* _GOAL OF THE EXERCISE_:
Beginning with the opening line of the entries, return every line through the one containing "0.978, 1.0, 1.0];", both included, and nothing else. Omit pictures.

* _DATA_:

--- begin ---

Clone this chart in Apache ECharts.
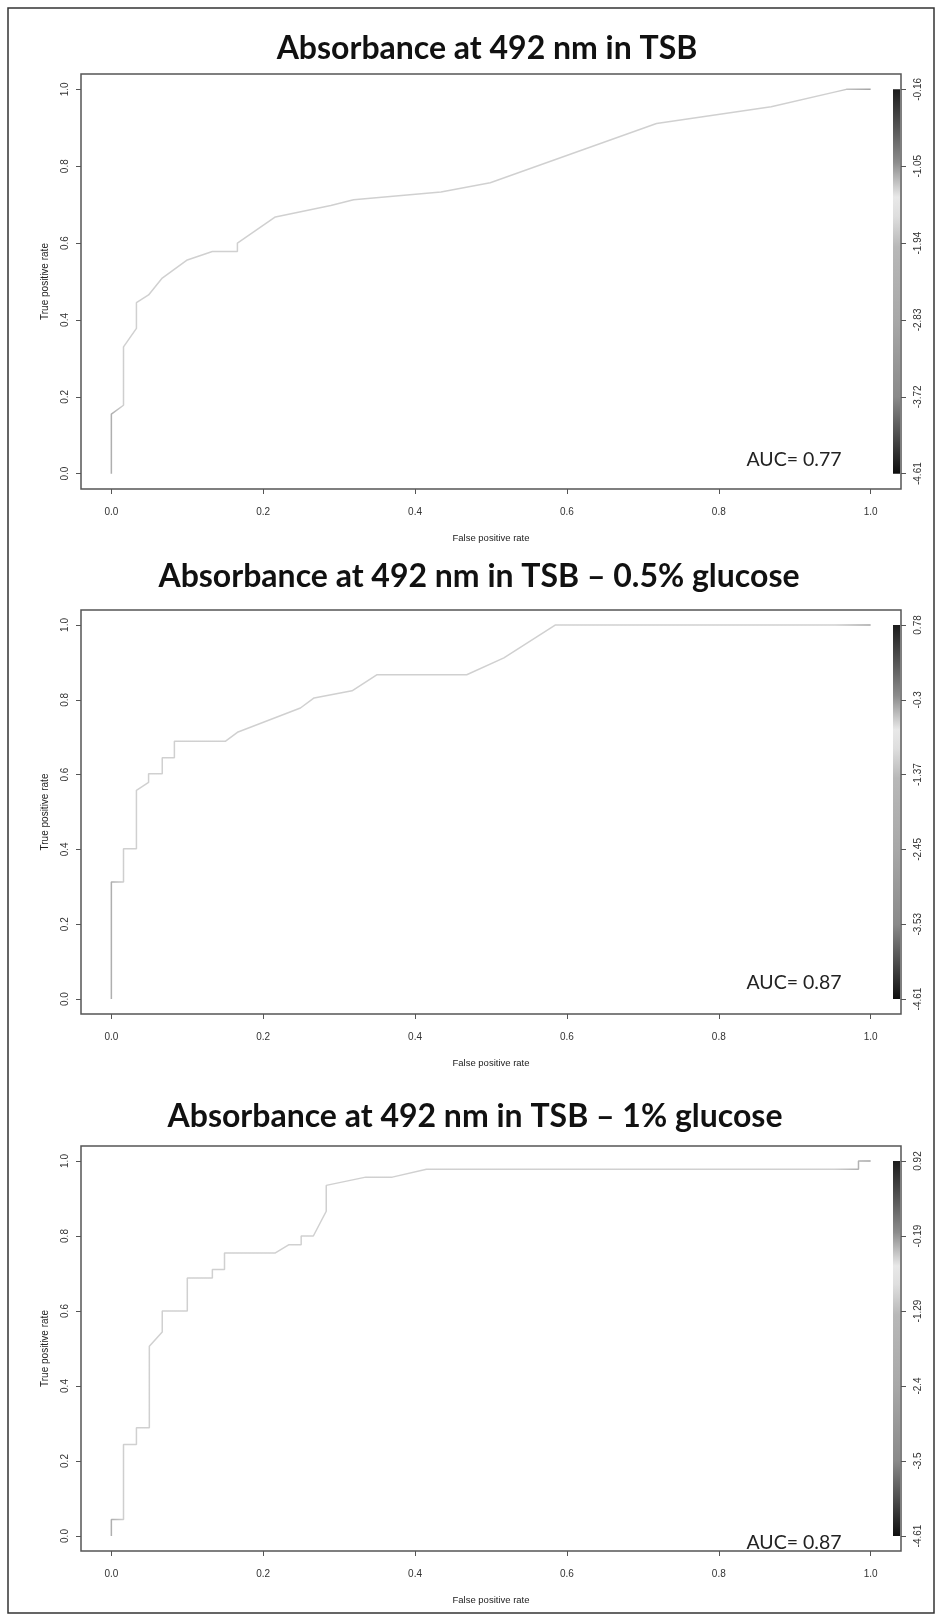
<!DOCTYPE html>
<html>
<head>
<meta charset="utf-8">
<script src="https://cdn.jsdelivr.net/npm/echarts@6/dist/echarts.min.js"></script>
<style>
html, body { margin: 0; padding: 0; background: #fff; }
#main { width: 941px; height: 1621px; }
</style>
</head>
<body>
<div id="main"></div>
<script>
// ROC points (false positive rate / true positive rate)
const fprTsb = [0, 0, 0.016, 0.016, 0.033, 0.033, 0.049, 0.067, 0.1, 0.133, 0.166, 0.166, 0.216, 0.289, 0.319, 0.434, 0.499, 0.718, 0.869, 0.968, 1.0];
const tprTsb = [0, 0.155, 0.178, 0.33, 0.378, 0.445, 0.465, 0.509, 0.556, 0.578, 0.578, 0.6, 0.668, 0.698, 0.713, 0.733, 0.757, 0.911, 0.955, 1.0, 1.0];

const fprGlc05 = [0, 0, 0.016, 0.016, 0.033, 0.033, 0.049, 0.049, 0.067, 0.067, 0.083, 0.083, 0.15, 0.166, 0.249, 0.267, 0.317, 0.35, 0.468, 0.517, 0.585, 1.0];
const tprGlc05 = [0, 0.313, 0.313, 0.402, 0.402, 0.558, 0.579, 0.602, 0.602, 0.645, 0.645, 0.689, 0.689, 0.713, 0.778, 0.805, 0.824, 0.867, 0.867, 0.912, 1.0, 1.0];

const fprGlc1 = [0, 0, 0.016, 0.016, 0.033, 0.033, 0.05, 0.05, 0.067, 0.067, 0.1, 0.1, 0.133, 0.133, 0.149, 0.149, 0.216, 0.234, 0.25, 0.25, 0.266, 0.283, 0.283, 0.335, 0.37, 0.415, 0.984, 0.984, 1.0];
const tprGlc1 = [0, 0.044, 0.044, 0.244, 0.244, 0.289, 0.289, 0.506, 0.544, 0.6, 0.6, 0.688, 0.688, 0.711, 0.711, 0.755, 0.755, 0.777, 0.777, 0.8, 0.8, 0.866, 0.935, 0.957, 0.957, 0.978, 0.978, 1.0, 1.0];

// axis ticks and colour-bar (cutoff) labels, bottom to top
const rateTicks = [0, 0.2, 0.4, 0.6, 0.8, 1.0];
const cutoffTsb = ['-4.61', '-3.72', '-2.83', '-1.94', '-1.05', '-0.16'];
const cutoffGlc05 = ['-4.61', '-3.53', '-2.45', '-1.37', '-0.3', '0.78'];
const cutoffGlc1 = ['-4.61', '-3.5', '-2.4', '-1.29', '-0.19', '0.92'];

const titles = ['Absorbance at 492 nm in TSB', 'Absorbance at 492 nm in TSB \u2013 0.5% glucose', 'Absorbance at 492 nm in TSB \u2013 1% glucose'];
const aucLabels = ['AUC= 0.77', 'AUC= 0.87', 'AUC= 0.87'];

const panels = [
    {fpr: fprTsb, tpr: tprTsb, cutoff: cutoffTsb, top: 74, height: 415, titleX: 487, titleY: 49, aucY: 459.5},
    {fpr: fprGlc05, tpr: tprGlc05, cutoff: cutoffGlc05, top: 610, height: 404, titleX: 479, titleY: 576.5, aucY: 983},
    {fpr: fprGlc1, tpr: tprGlc1, cutoff: cutoffGlc1, top: 1146, height: 405, titleX: 475, titleY: 1116.5, aucY: 1543},
];

// grey palette of the cutoff colour bar, top (high cutoff) to bottom
const barStops = [
    {offset: 0, color: '#1c1c1c'}, {offset: 0.1, color: '#555555'}, {offset: 0.19, color: '#8c8c8c'},
    {offset: 0.28, color: '#e8e8e8'}, {offset: 0.33, color: '#dedede'}, {offset: 0.41, color: '#b8b8b8'},
    {offset: 0.6, color: '#a8a8a8'}, {offset: 0.8, color: '#8a8a8a'}, {offset: 0.9, color: '#4e4e4e'},
    {offset: 1, color: '#0e0e0e'},
];

const tickFont = {fontFamily: 'Liberation Sans', fontSize: 10, color: '#333'};

let chart = echarts.init(document.getElementById('main'));
let grid = [], xAxis = [], yAxis = [], series = [], graphic = [];

panels.forEach(function (p, i) {
    grid.push({
        left: 81, right: 40, top: p.top, height: p.height,
        show: true, borderColor: '#555', borderWidth: 1.5,
        outerBoundsMode: 'none',
    });
    xAxis.push({
        gridIndex: i, type: 'value', min: -0.04, max: 1.04,
        axisLine: {show: false, onZero: false},
        axisTick: {show: true, length: 5, customValues: rateTicks, lineStyle: {color: '#555'}},
        axisLabel: Object.assign({customValues: rateTicks, margin: 18, formatter: v => v.toFixed(1)}, tickFont),
        splitLine: {show: false},
        name: 'False positive rate', nameLocation: 'middle', nameGap: 44,
        nameTextStyle: {fontFamily: 'Liberation Sans', fontSize: 9.5, color: '#222'},
    });
    yAxis.push({
        gridIndex: i, type: 'value', min: -0.04, max: 1.04,
        axisLine: {show: false, onZero: false},
        axisTick: {show: true, length: 5, customValues: rateTicks, lineStyle: {color: '#555'}},
        axisLabel: Object.assign({customValues: rateTicks, margin: 11, rotate: 90, formatter: v => v.toFixed(1)}, tickFont),
        splitLine: {show: false},
        name: 'True positive rate', nameLocation: 'middle', nameGap: 31, nameRotate: 90,
        nameTextStyle: {fontFamily: 'Liberation Sans', fontSize: 10, color: '#222'},
    });
    yAxis.push({
        gridIndex: i, type: 'value', min: -0.04, max: 1.04, position: 'right',
        axisLine: {show: false, onZero: false},
        axisTick: {show: true, length: 5, customValues: rateTicks, lineStyle: {color: '#555'}},
        axisLabel: Object.assign({customValues: rateTicks, margin: 12, rotate: 90,
            formatter: v => p.cutoff[Math.round(v * 5)]}, tickFont),
        splitLine: {show: false},
    });
    series.push({
        type: 'line', xAxisIndex: i, yAxisIndex: i * 2,
        data: p.fpr.map((x, k) => [x, p.tpr[k]]),
        showSymbol: false, silent: true,
        lineStyle: {
            width: 1.5,
            color: new echarts.graphic.LinearGradient(0, 0, 1, 0, [
                {offset: 0, color: '#a8a8a8'}, {offset: 0.02, color: '#d0d0d0'},
                {offset: 0.95, color: '#d0d0d0'}, {offset: 1, color: '#a0a0a0'},
            ]),
        },
    });
    // colour bar inside the right edge of the plot box
    series.push({
        type: 'custom', xAxisIndex: i, yAxisIndex: i * 2, silent: true,
        data: [[0, 0]],
        renderItem: function (params, api) {
            let cs = params.coordSys;
            let top = api.coord([0, 1])[1];
            let bottom = api.coord([0, 0])[1];
            return {
                type: 'rect',
                shape: {x: cs.x + cs.width - 8, y: top, width: 7, height: bottom - top},
                style: {fill: new echarts.graphic.LinearGradient(0, 0, 0, 1, barStops)},
            };
        },
    });
    graphic.push({
        type: 'text', x: p.titleX, y: p.titleY,
        style: {text: titles[i], font: 'bold 32px Lato', fill: '#111', textAlign: 'center', textVerticalAlign: 'middle'},
    });
    graphic.push({
        type: 'text', x: 794, y: p.aucY,
        style: {text: aucLabels[i], font: '19.5px Lato', fill: '#222', textAlign: 'center', textVerticalAlign: 'middle'},
    });
});

graphic.push({
    type: 'rect', shape: {x: 8, y: 8, width: 926, height: 1605},
    style: {fill: 'none', stroke: '#333', lineWidth: 1.5},
});

chart.setOption({
    animation: false,
    backgroundColor: '#fff',
    grid: grid,
    xAxis: xAxis,
    yAxis: yAxis,
    series: series,
    graphic: graphic,
});
</script>
</body>
</html>
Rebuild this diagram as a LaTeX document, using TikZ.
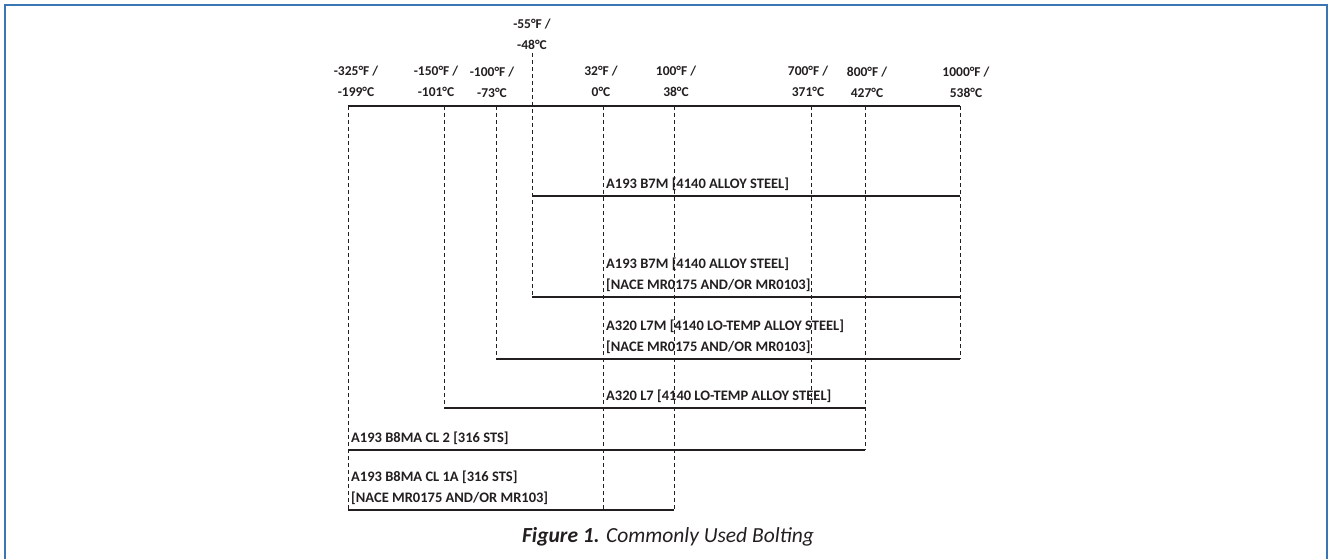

--- end ---

* _EXERCISE SOLUTION_:
Clone this chart in Apache ECharts.
<!DOCTYPE html>
<html>
<head>
<meta charset="utf-8">
<script src="https://cdn.jsdelivr.net/npm/echarts@6/dist/echarts.min.js"></script>
<style>
html, body { margin: 0; padding: 0; background: #fff; }
#main { width: 941px; height: 1621px; }
</style>
</head>
<body>
<div id="main"></div>
<script>
// ROC points (false positive rate / true positive rate)
const fprTsb = [0, 0, 0.016, 0.016, 0.033, 0.033, 0.049, 0.067, 0.1, 0.133, 0.166, 0.166, 0.216, 0.289, 0.319, 0.434, 0.499, 0.718, 0.869, 0.968, 1.0];
const tprTsb = [0, 0.155, 0.178, 0.33, 0.378, 0.445, 0.465, 0.509, 0.556, 0.578, 0.578, 0.6, 0.668, 0.698, 0.713, 0.733, 0.757, 0.911, 0.955, 1.0, 1.0];

const fprGlc05 = [0, 0, 0.016, 0.016, 0.033, 0.033, 0.049, 0.049, 0.067, 0.067, 0.083, 0.083, 0.15, 0.166, 0.249, 0.267, 0.317, 0.35, 0.468, 0.517, 0.585, 1.0];
const tprGlc05 = [0, 0.313, 0.313, 0.402, 0.402, 0.558, 0.579, 0.602, 0.602, 0.645, 0.645, 0.689, 0.689, 0.713, 0.778, 0.805, 0.824, 0.867, 0.867, 0.912, 1.0, 1.0];

const fprGlc1 = [0, 0, 0.016, 0.016, 0.033, 0.033, 0.05, 0.05, 0.067, 0.067, 0.1, 0.1, 0.133, 0.133, 0.149, 0.149, 0.216, 0.234, 0.25, 0.25, 0.266, 0.283, 0.283, 0.335, 0.37, 0.415, 0.984, 0.984, 1.0];
const tprGlc1 = [0, 0.044, 0.044, 0.244, 0.244, 0.289, 0.289, 0.506, 0.544, 0.6, 0.6, 0.688, 0.688, 0.711, 0.711, 0.755, 0.755, 0.777, 0.777, 0.8, 0.8, 0.866, 0.935, 0.957, 0.957, 0.978, 0.978, 1.0, 1.0];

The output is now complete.